In the UK, people detained for immigration offences are usually held in immigration removal centres (IRCs). Some, however, are detained in prisons, usually for administrative convenience − historically, between 10 and 20 per cent. Covid-19 changed all that. Following the emptying of IRCs due to the pandemic, at the end of 2020, and for the first time since records began, more people are detained in prisons under Immigration Act powers than in the rest of the detention estate: 519 people, equivalent to 57 per cent of all detainees.
People held in prisons under immigration powers face multiple barriers to accessing justice, with very limited access to communication with the outside world and, crucially, no free legal advice service. This is in contrast to those held in IRCs, which operate a legal advice surgery. The need for legal advice is particularly urgent given that people in immigration detention face deportation proceedings and potentially long periods deprived of their liberty.
SM was detained in prison under immigration powers.

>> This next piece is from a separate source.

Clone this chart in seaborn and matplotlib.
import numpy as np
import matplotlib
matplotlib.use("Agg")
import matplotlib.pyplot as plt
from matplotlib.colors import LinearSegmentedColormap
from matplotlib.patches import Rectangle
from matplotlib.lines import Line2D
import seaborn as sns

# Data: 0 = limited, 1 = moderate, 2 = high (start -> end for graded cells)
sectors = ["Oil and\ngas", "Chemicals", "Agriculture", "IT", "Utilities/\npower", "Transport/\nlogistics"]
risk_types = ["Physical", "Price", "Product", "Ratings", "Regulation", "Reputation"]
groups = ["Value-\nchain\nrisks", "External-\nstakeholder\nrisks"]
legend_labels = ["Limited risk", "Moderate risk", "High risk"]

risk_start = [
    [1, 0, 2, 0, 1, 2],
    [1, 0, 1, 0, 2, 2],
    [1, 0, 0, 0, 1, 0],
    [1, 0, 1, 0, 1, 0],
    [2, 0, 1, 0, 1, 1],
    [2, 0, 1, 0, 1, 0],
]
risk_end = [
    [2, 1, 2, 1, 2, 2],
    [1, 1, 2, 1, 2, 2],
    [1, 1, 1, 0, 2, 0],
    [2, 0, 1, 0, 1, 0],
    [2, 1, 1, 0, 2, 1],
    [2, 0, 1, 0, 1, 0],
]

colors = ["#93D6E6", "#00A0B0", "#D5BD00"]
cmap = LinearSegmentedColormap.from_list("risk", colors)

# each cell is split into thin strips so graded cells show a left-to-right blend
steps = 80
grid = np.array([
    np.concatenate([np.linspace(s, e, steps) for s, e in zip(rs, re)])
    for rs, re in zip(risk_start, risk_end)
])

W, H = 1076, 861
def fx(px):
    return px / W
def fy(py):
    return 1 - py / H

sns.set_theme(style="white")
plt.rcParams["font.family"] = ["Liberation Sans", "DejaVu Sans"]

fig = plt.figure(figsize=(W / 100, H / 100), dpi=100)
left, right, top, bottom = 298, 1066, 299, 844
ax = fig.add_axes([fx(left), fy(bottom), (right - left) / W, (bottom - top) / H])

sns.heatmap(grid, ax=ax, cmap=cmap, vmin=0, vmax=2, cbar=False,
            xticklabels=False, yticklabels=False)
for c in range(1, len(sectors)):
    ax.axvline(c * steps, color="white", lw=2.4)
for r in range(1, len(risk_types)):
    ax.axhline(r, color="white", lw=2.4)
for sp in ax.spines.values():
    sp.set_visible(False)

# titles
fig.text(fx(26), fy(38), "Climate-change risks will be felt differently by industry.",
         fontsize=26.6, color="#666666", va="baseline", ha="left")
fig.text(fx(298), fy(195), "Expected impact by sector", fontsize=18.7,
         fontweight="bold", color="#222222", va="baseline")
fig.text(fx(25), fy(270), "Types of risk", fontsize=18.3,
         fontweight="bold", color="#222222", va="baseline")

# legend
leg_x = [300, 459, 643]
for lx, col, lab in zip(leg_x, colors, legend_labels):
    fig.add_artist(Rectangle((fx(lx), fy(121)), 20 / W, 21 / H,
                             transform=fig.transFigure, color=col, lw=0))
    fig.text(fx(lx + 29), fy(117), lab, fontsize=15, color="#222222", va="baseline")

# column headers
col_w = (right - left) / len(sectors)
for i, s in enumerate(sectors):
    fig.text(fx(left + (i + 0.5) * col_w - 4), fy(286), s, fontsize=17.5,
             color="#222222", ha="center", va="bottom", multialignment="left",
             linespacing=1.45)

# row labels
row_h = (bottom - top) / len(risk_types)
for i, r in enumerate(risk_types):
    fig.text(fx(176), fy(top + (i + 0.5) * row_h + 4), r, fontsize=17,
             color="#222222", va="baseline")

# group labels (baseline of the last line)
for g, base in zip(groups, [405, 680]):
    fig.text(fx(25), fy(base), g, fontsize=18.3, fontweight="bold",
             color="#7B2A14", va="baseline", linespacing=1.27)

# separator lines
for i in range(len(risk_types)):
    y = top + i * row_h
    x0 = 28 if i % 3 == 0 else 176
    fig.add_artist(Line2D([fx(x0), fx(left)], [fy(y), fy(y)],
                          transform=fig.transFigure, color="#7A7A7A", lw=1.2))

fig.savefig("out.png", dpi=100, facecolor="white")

After ten months in prison during which he had had no access to solicitors and had been unable to appeal the refusal of his asylum claim, he got assistance from Bail for Immigration Detainees (BID) who referred him to solicitors.
The court held:
- The Lord Chancellor has not justified the difference in treatment in issue in this case.
- Explanations by the Lord Chancellor’s Department as to the difference in treatment ‘misses the target’ as this is not regarding the form that the advice scheme in IRCs takes “but the function it provides: initial access to publicly-funded legal advice, in particular on the availability of bail and on any matter going to the legality of the person’s detention.”

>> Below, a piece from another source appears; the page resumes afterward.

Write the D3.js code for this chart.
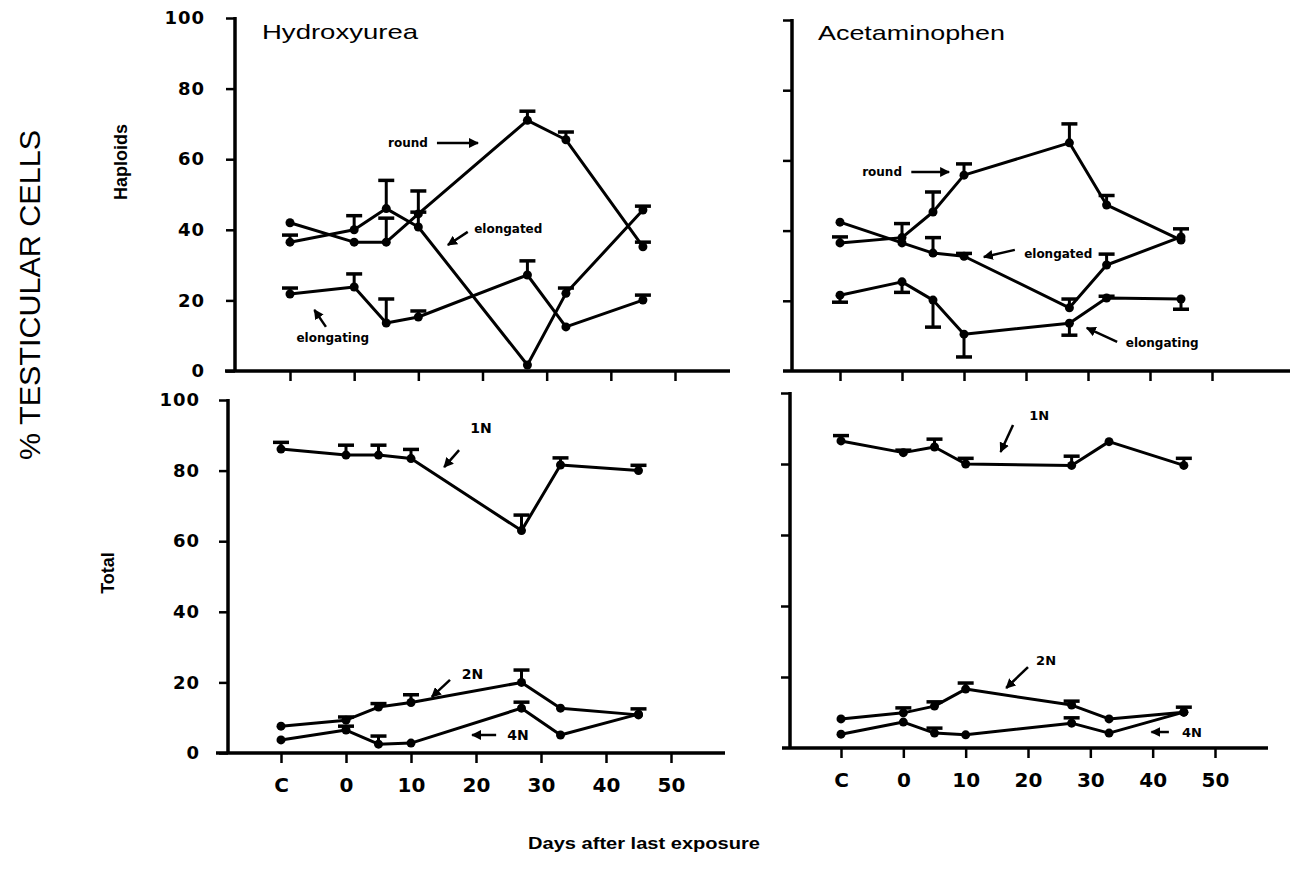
<!DOCTYPE html>
<html>
<head>
<meta charset="utf-8">
<script src="https://cdn.jsdelivr.net/npm/d3@7"></script>
<style>
  body { margin: 0; background: #fff; }
  svg { display: block; }
</style>
</head>
<body>
<svg id="chart" width="1291" height="880"></svg>
<script>
// x categories: 'C' is the control, the rest are days after last exposure
const days = ['C', 0, 5, 10, 27, 33, 45];
const xTickValues = [-10, 0, 10, 20, 30, 40, 50];
const xTickLabels = ['C', '0', '10', '20', '30', '40', '50'];
const yTickValues = [0, 20, 40, 60, 80, 100];

// Hydroxyurea - haploids (value, top of error bar)
const huRound = [42, 36.5, 36.5, 44.5, 71, 65.5, 35.2];
const huRoundErr = [null, null, 43.3, 51, 73.6, 67.7, 36.5];
const huElongated = [36.5, 40, 46, 40.8, 1.7, 22, 45.6];
const huElongatedErr = [38.5, 44, 54, 45, null, 23.5, 46.7];
const huElongating = [21.8, 23.8, 13.6, 15.3, 27.2, 12.5, 20.1];
const huElongatingErr = [23.5, 27.5, 20.4, 17, 31.2, null, 21.5];

// Acetaminophen - haploids
const acRound = [36.5, 38, 45.3, 55.8, 65, 47.3, 37.3];
const acRoundErr = [38.2, 42, 51, 59, 70.4, 50, null];
const acElongated = [42.4, 36.5, 33.6, 32.7, 18, 30.2, 38.2];
const acElongatedErr = [null, null, 38, 33.5, 20.5, 33.3, 40.5];
const acElongating = [21.6, 25.4, 20.2, 10.5, 13.6, 20.8, 20.5];
const acElongatingErr = [19.6, 22.4, 12.5, 4, 10.2, 21.3, 17.6];

// Hydroxyurea - total
const hu1N = [86.1, 84.4, 84.4, 83.4, 63, 81.6, 80];
const hu1NErr = [88, 87.2, 87.2, 86, 67.4, 83.6, 81.5];
const hu2N = [7.6, 9.3, 13, 14.3, 20, 12.7, 10.8];
const hu2NErr = [null, 10.2, 14, 16.5, 23.5, null, 12.5];
const hu4N = [3.7, 6.5, 2.5, 2.8, 12.7, 5.1, 11];
const hu4NErr = [null, 7.6, 4.8, null, 14.4, null, null];

// Acetaminophen - total
const ac1N = [86.5, 83.2, 84.8, 80, 79.6, 86.3, 79.6];
const ac1NErr = [88, 83.9, 87, 81.6, 82.2, null, 81.6];
const ac2N = [8.2, 9.9, 11.8, 16.6, 12.1, 8.2, 10.1];
const ac2NErr = [null, 11.3, 13, 18.3, 13.2, null, 11.5];
const ac4N = [3.9, 7.3, 4.2, 3.7, 7, 4.2, 10.1];
const ac4NErr = [null, null, 5.6, null, 8.5, null, null];

// annotations: label position and arrow (from -> to), all in data units
const huHapNotes = [
  { text: 'round', x: 11.5, y: 64.6, anchor: 'end', a: [12.9, 64.6, 19.3, 64.6] },
  { text: 'elongated', x: 18.7, y: 40.2, anchor: 'start', a: [17.7, 39.4, 14.6, 35.7] },
  { text: 'elongating', x: -9.0, y: 9.3, anchor: 'start', a: [-4.4, 12.5, -6.2, 17.3] }
];
const acHapNotes = [
  { text: 'round', x: 0, y: 56.7, anchor: 'end', a: [1.5, 56.7, 7.6, 56.7] },
  { text: 'elongated', x: 19.7, y: 33.3, anchor: 'start', a: [18.2, 34.5, 13.2, 32.5] },
  { text: 'elongating', x: 36.1, y: 8, anchor: 'start', a: [34.7, 8.3, 29.8, 12.3] }
];
const huTotNotes = [
  { text: '1N', x: 19.1, y: 92, anchor: 'start', a: [17.4, 85.8, 15.1, 81] },
  { text: '2N', x: 17.8, y: 22.4, anchor: 'start', a: [16, 20.7, 13.2, 15.9] },
  { text: '4N', x: 24.8, y: 5.1, anchor: 'start', a: [23.1, 5.1, 19.4, 5.1] }
];
const acTotNotes = [
  { text: '1N', x: 20.2, y: 93.8, anchor: 'start', a: [17.6, 91, 15.6, 83.4] },
  { text: '2N', x: 21.3, y: 24.8, anchor: 'start', a: [20, 22.8, 16.5, 16.9] },
  { text: '4N', x: 44.7, y: 4.5, anchor: 'start', a: [42.6, 4.5, 39.8, 4.5] }
];

const svg = d3.select('#chart');
svg.append('rect').attr('width', 1291).attr('height', 880).attr('fill', '#fff');

svg.append('defs').append('marker')
  .attr('id', 'head')
  .attr('viewBox', '0 0 10 10')
  .attr('refX', 9).attr('refY', 5)
  .attr('markerWidth', 4).attr('markerHeight', 4)
  .attr('markerUnits', 'strokeWidth')
  .attr('orient', 'auto')
  .append('path').attr('d', 'M0,0 L10,5 L0,10 z').attr('fill', '#000');

const numFont = 'DejaVu Sans, Liberation Sans, sans-serif';
const xVal = d => d === 'C' ? -10 : d;

const panels = [
  {
    xr: [290, 675], yr: [371, 18], axisX: 235, xLine: [225, 730], yLabels: true, xLabels: false,
    series: [[huRound, huRoundErr], [huElongated, huElongatedErr], [huElongating, huElongatingErr]],
    notes: huHapNotes, noteSize: 12
  },
  {
    xr: [840, 1212], yr: [371, 20], axisX: 792, xLine: [783, 1290], yLabels: false, xLabels: false,
    series: [[acRound, acRoundErr], [acElongated, acElongatedErr], [acElongating, acElongatingErr]],
    notes: acHapNotes, noteSize: 12
  },
  {
    xr: [281, 671], yr: [753, 400], axisX: 228, xLine: [216, 725], yLabels: true, xLabels: true,
    series: [[hu1N, hu1NErr], [hu2N, hu2NErr], [hu4N, hu4NErr]],
    notes: huTotNotes, noteSize: 14
  },
  {
    xr: [841, 1215], yr: [748, 393], axisX: 790, xLine: [782, 1268], yLabels: false, xLabels: true,
    series: [[ac1N, ac1NErr], [ac2N, ac2NErr], [ac4N, ac4NErr]],
    notes: acTotNotes, noteSize: 13
  }
];

panels.forEach(p => {
  const x = d3.scaleLinear().domain([-10, 50]).range(p.xr);
  const y = d3.scaleLinear().domain([0, 100]).range(p.yr);
  const g = svg.append('g');

  // y axis
  const yAxis = d3.axisLeft(y)
    .tickValues(p.yLabels ? yTickValues : yTickValues.slice(1))
    .tickSize(9).tickSizeOuter(0).tickPadding(p.axisX === 235 ? 21 : 19)
    .tickFormat(p.yLabels ? d3.format('d') : '');
  const ya = g.append('g').attr('transform', `translate(${p.axisX},0)`).call(yAxis);
  ya.select('.domain').remove();
  ya.selectAll('line').attr('stroke', '#000').attr('stroke-width', 2.5);
  ya.selectAll('text').attr('font-family', numFont).attr('font-weight', 'bold')
    .attr('font-size', 18).attr('fill', '#000').attr('letter-spacing', 1);
  g.append('line')
    .attr('x1', p.axisX).attr('x2', p.axisX)
    .attr('y1', y(0)).attr('y2', y(100) - 1)
    .attr('stroke', '#000').attr('stroke-width', 3.5);

  // x axis
  const xAxis = d3.axisBottom(x)
    .tickValues(xTickValues).tickSize(10).tickSizeOuter(0).tickPadding(15)
    .tickFormat((d, i) => p.xLabels ? xTickLabels[i] : '');
  const xa = g.append('g').attr('transform', `translate(0,${y(0)})`).call(xAxis);
  xa.select('.domain').remove();
  xa.selectAll('line').attr('stroke', '#000').attr('stroke-width', 2.5);
  xa.selectAll('text').attr('font-family', numFont).attr('font-weight', 'bold')
    .attr('font-size', 20).attr('fill', '#000');
  g.append('line')
    .attr('x1', p.xLine[0]).attr('x2', p.xLine[1])
    .attr('y1', y(0)).attr('y2', y(0))
    .attr('stroke', '#000').attr('stroke-width', 3.5);

  const line = d3.line().x((d, i) => x(xVal(days[i]))).y(d => y(d));

  p.series.forEach(([vals, errs]) => {
    // error bars
    vals.forEach((v, i) => {
      const e = errs[i];
      if (e === null) return;
      const cx = x(xVal(days[i]));
      g.append('line')
        .attr('x1', cx).attr('x2', cx).attr('y1', y(v)).attr('y2', y(e))
        .attr('stroke', '#000').attr('stroke-width', 3);
      g.append('line')
        .attr('x1', cx - 8).attr('x2', cx + 8).attr('y1', y(e)).attr('y2', y(e))
        .attr('stroke', '#000').attr('stroke-width', 3.5);
    });

    g.append('path')
      .datum(vals)
      .attr('d', line)
      .attr('fill', 'none')
      .attr('stroke', '#000')
      .attr('stroke-width', 3)
      .attr('stroke-linejoin', 'round');

    g.selectAll(null)
      .data(vals)
      .join('circle')
      .attr('cx', (d, i) => x(xVal(days[i])))
      .attr('cy', d => y(d))
      .attr('r', 4.5)
      .attr('fill', '#000');
  });

  p.notes.forEach(n => {
    g.append('text')
      .attr('x', x(n.x)).attr('y', y(n.y))
      .attr('dy', '0.35em')
      .attr('text-anchor', n.anchor)
      .attr('font-family', numFont)
      .attr('font-weight', 'bold')
      .attr('font-size', n.text.length > 2 ? 12 : p.noteSize)
      .text(n.text);
    g.append('line')
      .attr('x1', x(n.a[0])).attr('y1', y(n.a[1]))
      .attr('x2', x(n.a[2])).attr('y2', y(n.a[3]))
      .attr('stroke', '#000').attr('stroke-width', 2.5)
      .attr('marker-end', 'url(#head)');
  });
});

// titles
svg.append('text')
  .attr('x', 262).attr('y', 39)
  .attr('font-family', 'Liberation Sans, Arial, sans-serif')
  .attr('font-size', 21)
  .attr('textLength', 156).attr('lengthAdjust', 'spacingAndGlyphs')
  .text('Hydroxyurea');

svg.append('text')
  .attr('x', 818).attr('y', 40)
  .attr('font-family', 'Liberation Sans, Arial, sans-serif')
  .attr('font-size', 21)
  .attr('textLength', 187).attr('lengthAdjust', 'spacingAndGlyphs')
  .text('Acetaminophen');

svg.append('text')
  .attr('transform', 'translate(40,295) rotate(-90)')
  .attr('text-anchor', 'middle')
  .attr('font-family', 'Liberation Sans, Arial, sans-serif')
  .attr('font-size', 30)
  .attr('textLength', 330).attr('lengthAdjust', 'spacingAndGlyphs')
  .text('% TESTICULAR CELLS');

svg.append('text')
  .attr('transform', 'translate(127,162) rotate(-90)')
  .attr('text-anchor', 'middle')
  .attr('font-family', 'Liberation Sans Narrow, Liberation Sans, sans-serif')
  .attr('font-weight', 'bold')
  .attr('font-size', 18)
  .text('Haploids');

svg.append('text')
  .attr('transform', 'translate(114,573) rotate(-90)')
  .attr('text-anchor', 'middle')
  .attr('font-family', 'Liberation Sans Narrow, Liberation Sans, sans-serif')
  .attr('font-weight', 'bold')
  .attr('font-size', 18)
  .text('Total');

svg.append('text')
  .attr('x', 644).attr('y', 849)
  .attr('text-anchor', 'middle')
  .attr('font-family', 'Liberation Sans, Arial, sans-serif')
  .attr('font-weight', 'bold')
  .attr('font-size', 17)
  .attr('textLength', 232).attr('lengthAdjust', 'spacingAndGlyphs')
  .text('Days after last exposure');
</script>
</body>
</html>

- Whether or not advice services can be provided remotely needs to be properly addressed. This could, for example, be by telephone.
Mr Justice Swift concluded that the failure to afford immigration detainees held in prisons access to publicly-funded legal advice to an extent equivalent to that available under the Detained Duty Advice Scheme to immigration detainees held in IRCs is in breach of Convention rights.
The judgment means that the present state of affairs is unlawful and the government will be required to remedy the situation to ensure that people in immigration detention are able to access publicly-funded immigration advice. This case recognises that there are systemic obstacles for people in prisons who are trying to access immigration legal advice. Other claimants may benefit from the case where they can show that they too have been disadvantaged by the failure to obtain legal advice while in prison.
Conclusion
BID and other agencies have long been challenging the use of prisons for the purpose of immigration detention. In this regard this judgment represents a significant breakthrough. The lack of legal advice is just one element of the broader injustice faced by people detained for immigration reasons in prisons. In December 2020, forty organisations supported BID’s letter to the government calling for the government to end this harmful practice.
To date, there are precious few indications that the government will heed calls to stop imprisoning immigration detainees for administrative convenience. And so, in the foreseeable future, the practice looks set to continue. If indeed it does, the government must ensure that all those held under immigrations powers can access proper and adequate legal advice. That is their human right.